▶ WRITTEN TASK: Will you give the material below again, every line exactly as it is?

Stored items:
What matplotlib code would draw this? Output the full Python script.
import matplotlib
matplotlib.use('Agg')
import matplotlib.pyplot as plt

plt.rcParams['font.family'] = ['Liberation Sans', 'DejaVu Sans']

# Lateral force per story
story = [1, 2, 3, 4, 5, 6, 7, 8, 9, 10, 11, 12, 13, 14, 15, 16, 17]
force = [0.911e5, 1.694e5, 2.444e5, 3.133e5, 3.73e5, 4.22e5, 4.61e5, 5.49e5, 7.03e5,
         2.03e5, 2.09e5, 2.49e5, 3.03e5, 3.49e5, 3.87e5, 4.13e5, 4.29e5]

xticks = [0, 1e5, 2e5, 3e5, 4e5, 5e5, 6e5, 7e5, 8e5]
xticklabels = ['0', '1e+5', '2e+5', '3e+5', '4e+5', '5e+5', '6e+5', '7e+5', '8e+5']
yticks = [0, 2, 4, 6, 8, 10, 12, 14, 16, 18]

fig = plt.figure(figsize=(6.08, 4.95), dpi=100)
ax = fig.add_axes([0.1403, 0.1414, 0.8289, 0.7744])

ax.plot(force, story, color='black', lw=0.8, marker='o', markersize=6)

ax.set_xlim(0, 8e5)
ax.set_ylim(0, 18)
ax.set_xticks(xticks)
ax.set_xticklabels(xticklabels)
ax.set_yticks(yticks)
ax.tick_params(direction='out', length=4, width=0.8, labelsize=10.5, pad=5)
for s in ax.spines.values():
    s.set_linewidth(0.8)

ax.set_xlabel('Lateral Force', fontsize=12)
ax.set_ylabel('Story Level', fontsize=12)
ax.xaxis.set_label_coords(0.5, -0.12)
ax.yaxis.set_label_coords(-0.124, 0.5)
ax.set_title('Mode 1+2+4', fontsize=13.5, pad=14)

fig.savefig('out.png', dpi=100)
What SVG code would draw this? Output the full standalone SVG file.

▶ RESULT BELOW:
What matplotlib code would draw this? Output the full Python script.
import matplotlib
matplotlib.use('Agg')
import matplotlib.pyplot as plt

plt.rcParams['font.family'] = ['Liberation Sans', 'DejaVu Sans']

# Lateral force per story
story = [1, 2, 3, 4, 5, 6, 7, 8, 9, 10, 11, 12, 13, 14, 15, 16, 17]
force = [0.911e5, 1.694e5, 2.444e5, 3.133e5, 3.73e5, 4.22e5, 4.61e5, 5.49e5, 7.03e5,
         2.03e5, 2.09e5, 2.49e5, 3.03e5, 3.49e5, 3.87e5, 4.13e5, 4.29e5]

xticks = [0, 1e5, 2e5, 3e5, 4e5, 5e5, 6e5, 7e5, 8e5]
xticklabels = ['0', '1e+5', '2e+5', '3e+5', '4e+5', '5e+5', '6e+5', '7e+5', '8e+5']
yticks = [0, 2, 4, 6, 8, 10, 12, 14, 16, 18]

fig = plt.figure(figsize=(6.08, 4.95), dpi=100)
ax = fig.add_axes([0.1403, 0.1414, 0.8289, 0.7744])

ax.plot(force, story, color='black', lw=0.8, marker='o', markersize=6)

ax.set_xlim(0, 8e5)
ax.set_ylim(0, 18)
ax.set_xticks(xticks)
ax.set_xticklabels(xticklabels)
ax.set_yticks(yticks)
ax.tick_params(direction='out', length=4, width=0.8, labelsize=10.5, pad=5)
for s in ax.spines.values():
    s.set_linewidth(0.8)

ax.set_xlabel('Lateral Force', fontsize=12)
ax.set_ylabel('Story Level', fontsize=12)
ax.xaxis.set_label_coords(0.5, -0.12)
ax.yaxis.set_label_coords(-0.124, 0.5)
ax.set_title('Mode 1+2+4', fontsize=13.5, pad=14)

fig.savefig('out.png', dpi=100)
What SVG code would draw this? Output the full standalone SVG file.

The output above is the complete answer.